言葉のプレゼント(2023年12月園だより)
2024-11-14
今年もいよいよ12月、寒くなったり温かくなったり変な天候が続きますが、皆様いかがお過ごしでしょうか。
さて、今月各クラスの保育参加が行われますが、先だっておひさま組の保育参加がありました。始まる前、マラカスで遊んでいた子どもが、その楽しさを共有したかったのでしょうか、別の保護者さんにマラカスを持って行って「どうぞ」というふうに渡してあげていました。その場の皆さん、ほんわかと和んだ一場面ですが、「何でも自分の!」が子どもの特徴かと思いきや、実は彼・彼女たちは、こんなに小さい時から「贈りたがり」なんですね。
「人と人との関係は『贈与』から始まる」と、唱えた哲学者がいます。難しい言い方ですが、要は「人はいつの間にか他者から返しきれないほどの贈り物をもらっていて、そのため(無自覚に)その借りを返さずにはいられない。それが人間関係の基礎となっている」だそうです。
生まれてきた赤ちゃんは自分一人では何もできず、いつもそばにいる大人から、たくさんの贈り物(食事や、温かい環境・やさしい声かけ、スキンシップ等々)をもらっています。そして人間は(心理的に)もらっただけのものは返さずにはいられない存在らしい。そうして子どもは親からもらった分を、周りの人に対して返していく(「『借りた人に』じゃなくても、他の人に返してもいい」というのが興味深いところ)。これが他者と関わっていく動機になっている…というのです。
人との関係を「借り」で表すのは味気ない気もしますが、モノや食べ物だけじゃなく、親から子どもにかける言葉の一つ一つが、子どもにとっては(その言葉の意味が分かる前から)かけがえのない贈りものとなって、その子の中に溜まっている…というのは素敵な考えですね。
中には我が子に対して、どう語り掛けたらいいのか困ってしまう(私のような)お父さんもおられるかもしれません。でも、そんなに難しく考えず、「おはよう」「ありがとう」「可愛いねー」の一言はもちろん、例えばオムツを変える時でも「濡れて気持ち悪いからオムツ替えようか」「はい、足上げて」「おしり拭くよー」等々。そういった言葉かけも、大好きなお母さん・お父さんが私だけに向けて話しかけてくれている…という贈りものになっているのかもしれません。

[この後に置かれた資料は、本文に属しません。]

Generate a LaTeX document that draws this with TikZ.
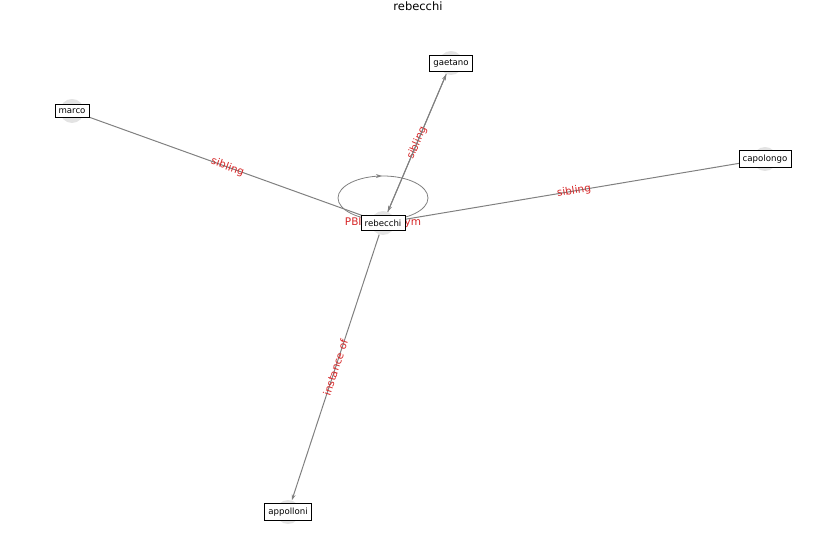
\documentclass[tikz,border=0pt]{standalone}
\usepackage{fontspec}
\setmainfont{DejaVu Sans}
\usetikzlibrary{arrows.meta,decorations.markings}
\definecolor{lblred}{RGB}{214,39,40}
\definecolor{edgegray}{RGB}{128,128,128}

\begin{document}
\begin{tikzpicture}[x=1pt,y=1pt,
	blob/.style={circle,fill=gray!22,minimum size=24pt,inner sep=0pt},
	tag/.style={draw=black,fill=white,line width=0.7pt,font=\fontsize{8.6}{9}\selectfont,inner xsep=3.6pt,inner ysep=4pt},
	edge/.style={draw=edgegray,line width=1pt,-{Stealth[length=6pt,width=4pt]}},
	elabel/.style={text=lblred,font=\fontsize{10.5}{11}\selectfont,midway,sloped,inner sep=0pt}]
	\useasboundingbox (0,0) rectangle (837,559);
	%\draw[help lines] (0,0) grid[step=50] (837,559);

	\node at (418,553) {\fontsize{11.5}{12}\selectfont rebecchi};

	\node[blob] (reb) at (383,336) {};
	\node[blob] (marco) at (72,448) {};
	\node[blob] (gaet) at (451,496) {};
	\node[blob] (capo) at (765,400) {};
	\node[blob] (appo) at (288,47) {};

	\draw[edge] (marco) -- (reb) node[elabel]{sibling};
	\draw[edge] (capo) -- (reb) node[elabel]{sibling};
	\draw[edge] (reb) -- (gaet) node[elabel]{sibling};
	\draw[edge] (gaet) -- (reb);
	\draw[edge] (reb) -- (appo) node[elabel]{instance of};
	\draw[draw=edgegray,line width=0.8pt,postaction={decorate},
		decoration={markings,mark=at position 0.245 with {\arrow{Stealth[length=6pt,width=4pt]}}}]
		([xshift=-45pt,yshift=25pt]reb.center) arc[start angle=180,end angle=-180,x radius=45pt,y radius=22pt];
	\node[text=lblred,font=\fontsize{10.5}{11}\selectfont] at (383,336) {PBIO synonym};

	\node[tag] at (reb) {rebecchi};
	\node[tag] at (72,448) {marco};
	\node[tag] at (451,496) {gaetano};
	\node[tag] at (765,400) {capolongo};
	\node[tag] at (288,47) {appolloni};
\end{tikzpicture}
\end{document}
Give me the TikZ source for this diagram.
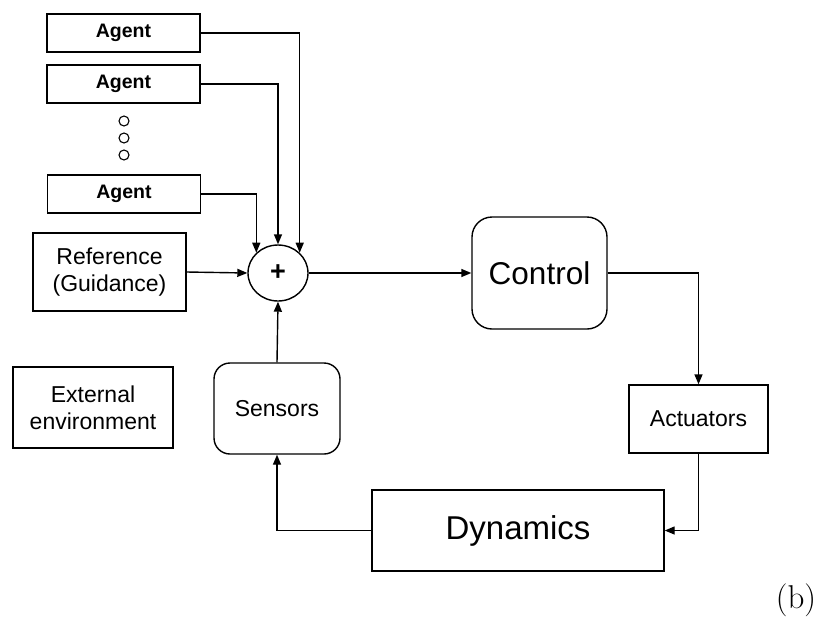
\documentclass[tikz,border=0pt]{standalone}
\usepackage{fontspec}
\setmainfont{Liberation Sans}
\newfontfamily\lmfont{Latin Modern Roman}
\usetikzlibrary{arrows.meta,shapes.geometric}

\tikzset{
  blk/.style={draw, line width=1.4pt, inner sep=0pt, align=center,
              font=\fontsize{23}{27}\selectfont},
  agentbox/.style={blk, minimum width=153pt, minimum height=38pt,
              font=\fontsize{19.5}{21}\selectfont\bfseries},
  roundbox/.style={blk, rounded corners=16pt},
  dotmark/.style={draw, circle, line width=1.1pt, minimum size=10pt, inner sep=0pt},
  conn/.style={line width=1.4pt, -{Triangle[length=10pt,width=8pt]}},
}

\begin{document}
\begin{tikzpicture}[x=1pt, y=-1pt]
\useasboundingbox (0,0) rectangle (821,619);

% agents and the elided ones in between
\node[agentbox] (a1) at (123.5,33) {Agent};
\node[agentbox] (a2) at (123.5,84) {Agent};
\node[dotmark] (d1) at (124,121) {};
\node[dotmark] (d2) at (124,138) {};
\node[dotmark] (d3) at (124,155) {};
\node[agentbox] (a3) at (124,194) {Agent};

% reference input and summing junction
\node[blk, minimum width=153pt, minimum height=78pt] (ref) at (109.5,272) {Reference\\(Guidance)};
\node[draw, ellipse, line width=1.4pt, minimum width=60pt, minimum height=56pt, inner sep=0pt,
      font=\fontsize{27}{28}\selectfont\bfseries] (sum) at (278,273) {+};

% loop blocks
\node[roundbox, font=\fontsize{31.5}{34}\selectfont, rounded corners=20pt, minimum width=135pt, minimum height=112pt] (ctrl) at (539.5,273) {Control};
\node[blk, minimum width=139pt, minimum height=68pt] (act) at (698.5,419) {Actuators};
\node[blk, font=\fontsize{33}{36}\selectfont, minimum width=292pt, minimum height=81pt] (dyn) at (518,530.5) {Dynamics};
\node[roundbox, minimum width=126pt, minimum height=91pt] (sens) at (277,408.5) {Sensors};
\node[blk, minimum width=160pt, minimum height=81pt] (env) at (93,407.5) {External\\environment};

% sub-figure tag
\node[font=\lmfont\fontsize{33}{34}\selectfont] (tag) at (796,600) {(b)};

% agent inputs
\draw[conn] (a1.east) -| (sum.north east);
\draw[conn] (a2.east) -| (sum.north);
\draw[conn] (a3.east) -| (sum.north west);
\draw[conn] (ref.east) -- (sum.west);

% control loop
\draw[conn] (sum.east) -- (ctrl.west);
\draw[conn] (ctrl.east) -| (act.north);
\draw[conn] (act.south) |- (dyn.east);
\draw[conn] (dyn.west) -| (sens.south);
\draw[conn] (sens.north) -- (sum.south);
\end{tikzpicture}
\end{document}
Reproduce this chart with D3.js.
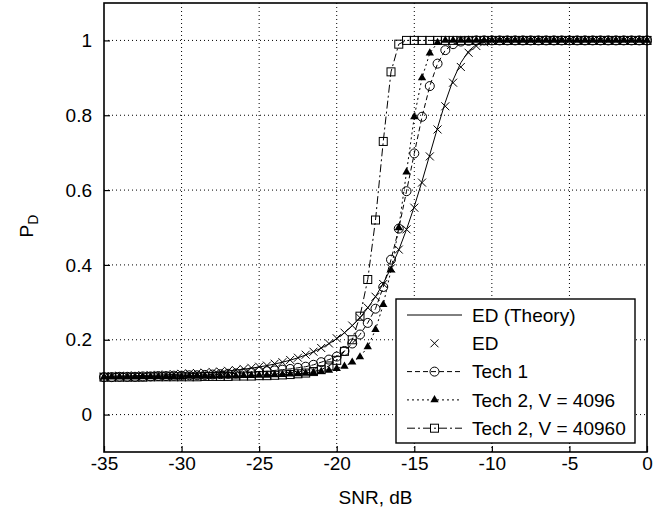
<!DOCTYPE html>
<html>
<head>
<meta charset="utf-8">
<script src="https://cdn.jsdelivr.net/npm/d3@7"></script>
<style>
  body { margin: 0; background: #fff; }
  text { font-family: "Liberation Sans", Arial, sans-serif; }
</style>
</head>
<body>
<div id="pd_chart"></div>
<script>
// SNR grid, dB (every 0.5 dB)
const snr = [-35,-34.5,-34,-33.5,-33,-32.5,-32,-31.5,-31,-30.5,
  -30,-29.5,-29,-28.5,-28,-27.5,-27,-26.5,-26,-25.5,
  -25,-24.5,-24,-23.5,-23,-22.5,-22,-21.5,-21,-20.5,
  -20,-19.5,-19,-18.5,-18,-17.5,-17,-16.5,-16,-15.5,
  -15,-14.5,-14,-13.5,-13,-12.5,-12,-11.5,-11,-10.5,
  -10,-9.5,-9,-8.5,-8,-7.5,-7,-6.5,-6,-5.5,
  -5,-4.5,-4,-3.5,-3,-2.5,-2,-1.5,-1,-0.5,
  0];

const pdTheory = [0.1025,0.1028,0.1031,0.1035,0.1040,0.1045,0.1051,0.1057,0.1064,0.1072,
  0.1081,0.1091,0.1103,0.1116,0.1131,0.1148,0.1167,0.1188,0.1213,0.1241,
  0.1273,0.1310,0.1351,0.1400,0.1454,0.1518,0.1592,0.1677,0.1777,0.1892,
  0.2029,0.2186,0.2374,0.2591,0.2849,0.3151,0.3506,0.3920,0.4399,0.4947,
  0.5562,0.6236,0.6949,0.7668,0.8349,0.8941,0.9403,0.9715,0.9891,0.9968,
  0.9994,0.9999,1,1,1,1,1,1,1,1,
  1,1,1,1,1,1,1,1,1,1,
  1];

const pdED = [0.101,0.103,0.104,0.103,0.105,0.104,0.106,0.106,0.107,0.108,
  0.109,0.110,0.111,0.112,0.114,0.115,0.117,0.119,0.122,0.125,
  0.128,0.131,0.136,0.140,0.146,0.152,0.160,0.168,0.178,0.190,
  0.204,0.219,0.238,0.259,0.286,0.315,0.349,0.391,0.441,0.495,
  0.553,0.620,0.690,0.762,0.824,0.887,0.929,0.967,0.985,0.995,
  0.999,1,1,1,1,1,1,1,1,1,
  1,1,1,1,1,1,1,1,1,1,
  1];

const pdTech1 = [0.100,0.100,0.101,0.101,0.101,0.102,0.102,0.103,0.103,0.104,
  0.104,0.105,0.105,0.106,0.107,0.108,0.109,0.110,0.111,0.113,
  0.115,0.116,0.118,0.120,0.122,0.125,0.128,0.133,0.140,0.147,
  0.155,0.170,0.190,0.214,0.245,0.283,0.341,0.414,0.497,0.597,
  0.698,0.796,0.878,0.938,0.974,0.990,0.997,0.999,1,1,
  1,1,1,1,1,1,1,1,1,1,
  1,1,1,1,1,1,1,1,1,1,
  1];

const pdTech2V4096 = [0.100,0.100,0.100,0.100,0.100,0.101,0.101,0.101,0.101,0.101,
  0.101,0.102,0.102,0.102,0.102,0.103,0.103,0.103,0.104,0.104,
  0.105,0.105,0.106,0.107,0.108,0.109,0.110,0.112,0.115,0.118,
  0.123,0.129,0.140,0.154,0.181,0.227,0.294,0.386,0.499,0.648,
  0.796,0.900,0.966,0.994,1,1,1,1,1,1,
  1,1,1,1,1,1,1,1,1,1,
  1,1,1,1,1,1,1,1,1,1,
  1];

const pdTech2V40960 = [0.100,0.100,0.100,0.100,0.100,0.100,0.101,0.101,0.101,0.101,
  0.101,0.101,0.101,0.102,0.102,0.102,0.102,0.103,0.103,0.103,
  0.104,0.104,0.105,0.106,0.107,0.109,0.111,0.115,0.120,0.130,
  0.145,0.169,0.200,0.263,0.361,0.520,0.730,0.916,0.990,1,
  1,1,1,1,1,1,1,1,1,1,
  1,1,1,1,1,1,1,1,1,1,
  1,1,1,1,1,1,1,1,1,1,
  1];

const seriesNames = ["ED (Theory)", "ED", "Tech 1", "Tech 2, V = 4096", "Tech 2, V = 40960"];
const xTicks = [-35, -30, -25, -20, -15, -10, -5, 0];
const yTicks = [0, 0.2, 0.4, 0.6, 0.8, 1];

const fontSize = 19;
const margin = {top: 3, right: 20, bottom: 60, left: 104},
    width = 647 - margin.left,
    height = 452 - margin.top;

const svg = d3.select("#pd_chart")
  .append("svg")
    .attr("width", 667)
    .attr("height", 512)
  .append("g")
    .attr("transform", `translate(${margin.left}, ${margin.top})`);

const x = d3.scaleLinear().domain([-35, 0]).range([0, width]);
const y = d3.scaleLinear().domain([-0.1, 1.1]).range([height, 0]);

// dotted grid
svg.append("g").selectAll("line.vg")
  .data(xTicks.slice(1, -1))
  .join("line")
    .attr("x1", d => x(d)).attr("x2", d => x(d))
    .attr("y1", 0).attr("y2", height)
    .attr("stroke", "#000").attr("stroke-width", 1)
    .attr("stroke-dasharray", "1,3");
svg.append("g").selectAll("line.hg")
  .data(yTicks)
  .join("line")
    .attr("x1", 0).attr("x2", width)
    .attr("y1", d => y(d)).attr("y2", d => y(d))
    .attr("stroke", "#000").attr("stroke-width", 1)
    .attr("stroke-dasharray", "1,3");

// axes, ticks pointing inward
const xAxis = svg.append("g")
  .attr("transform", `translate(0, ${height})`)
  .call(d3.axisBottom(x).tickValues(xTicks).tickSizeInner(-6).tickSizeOuter(0).tickPadding(5).tickFormat(d => d));
const yAxis = svg.append("g")
  .call(d3.axisLeft(y).tickValues(yTicks).tickSizeInner(-6).tickSizeOuter(0).tickPadding(12).tickFormat(d => d));
[xAxis, yAxis].forEach(a => {
  a.select(".domain").remove();
  a.selectAll("line").attr("stroke", "#000").attr("stroke-width", 1.2);
  a.selectAll("text")
    .attr("font-size", fontSize)
    .attr("font-family", "'Liberation Sans', Arial, sans-serif")
    .attr("fill", "#000");
});

// curves
const line = d3.line()
  .x((d, i) => x(snr[i]))
  .y(d => y(d));

function drawLine(vals, dash) {
  svg.append("path")
    .datum(vals)
    .attr("d", line)
    .attr("fill", "none")
    .attr("stroke", "#000")
    .attr("stroke-width", 1)
    .attr("stroke-dasharray", dash);
}

function crossPath(s) {
  return `M${-s},${-s}L${s},${s}M${-s},${s}L${s},${-s}`;
}
const triangle = d3.symbol(d3.symbolTriangle, 30);

function drawMarkers(g, kind) {
  if (kind === "cross") {
    g.append("path").attr("d", crossPath(4)).attr("stroke", "#000").attr("fill", "none");
  } else if (kind === "circle") {
    g.append("circle").attr("r", 4.5).attr("stroke", "#000").attr("fill", "none");
  } else if (kind === "triangle") {
    g.append("path").attr("d", triangle()).attr("fill", "#000");
  } else if (kind === "square") {
    g.append("rect").attr("x", -4).attr("y", -4).attr("width", 8).attr("height", 8)
      .attr("stroke", "#000").attr("fill", "none");
  }
}

function drawPoints(vals, kind) {
  svg.append("g").selectAll("g")
    .data(vals)
    .join("g")
      .attr("transform", (d, i) => `translate(${x(snr[i])}, ${y(d)})`)
      .each(function() { drawMarkers(d3.select(this), kind); });
}

const series = [
  {vals: pdTheory, dash: null, marker: null},
  {vals: pdED, dash: "none", marker: "cross"},
  {vals: pdTech1, dash: "5,3", marker: "circle"},
  {vals: pdTech2V4096, dash: "2,3", marker: "triangle"},
  {vals: pdTech2V40960, dash: "8,3,2,3", marker: "square"}
];

series.forEach(s => {
  if (s.dash !== "none") drawLine(s.vals, s.dash);
  if (s.marker) drawPoints(s.vals, s.marker);
});

// frame
svg.append("rect")
  .attr("width", width).attr("height", height)
  .attr("fill", "none").attr("stroke", "#000").attr("stroke-width", 1.6);

// legend
const legend = svg.append("g")
  .attr("transform", `translate(${396 - margin.left}, ${299 - margin.top})`);
legend.append("rect")
  .attr("width", 239).attr("height", 144)
  .attr("fill", "#fff").attr("stroke", "#000").attr("stroke-width", 1.4);

seriesNames.forEach((name, i) => {
  const s = series[i];
  const row = legend.append("g").attr("transform", `translate(0, ${16 + i * 28.3})`);
  if (s.dash !== "none") {
    row.append("line")
      .attr("x1", 11).attr("x2", 66)
      .attr("stroke", "#000").attr("stroke-width", 1)
      .attr("stroke-dasharray", s.dash);
  }
  if (s.marker) {
    const m = row.append("g").attr("transform", "translate(38.5, 0)");
    drawMarkers(m, s.marker);
  }
  row.append("text")
    .attr("x", 76).attr("dy", "0.36em")
    .attr("font-size", fontSize)
    .attr("fill", "#000")
    .text(name);
});

// axis labels
svg.append("text")
  .attr("x", width / 2).attr("y", 504 - margin.top)
  .attr("text-anchor", "middle")
  .attr("font-size", fontSize)
  .text("SNR, dB");

const yLabel = svg.append("text")
  .attr("transform", `translate(${33 - margin.left}, ${226 - margin.top}) rotate(-90)`)
  .attr("text-anchor", "middle")
  .attr("font-size", fontSize);
yLabel.append("tspan").text("P");
yLabel.append("tspan").attr("dy", 5).attr("font-size", 14).text("D");
</script>
</body>
</html>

一方で大人側も、子どもからたくさんの贈り物をもらっていますね(子どもは3歳までに一生分の親孝行を済ましている、とよく言われますが)。私も、園にいる子どもたちから笑顔、驚きの探求心、隠しきれない他者への優しさ、斜め上行くファンタジー、その子唯一無二の感じ方や表現等々…、そういった姿と出会うたび、また返しきれない負債を負って途方に暮れてしまいます。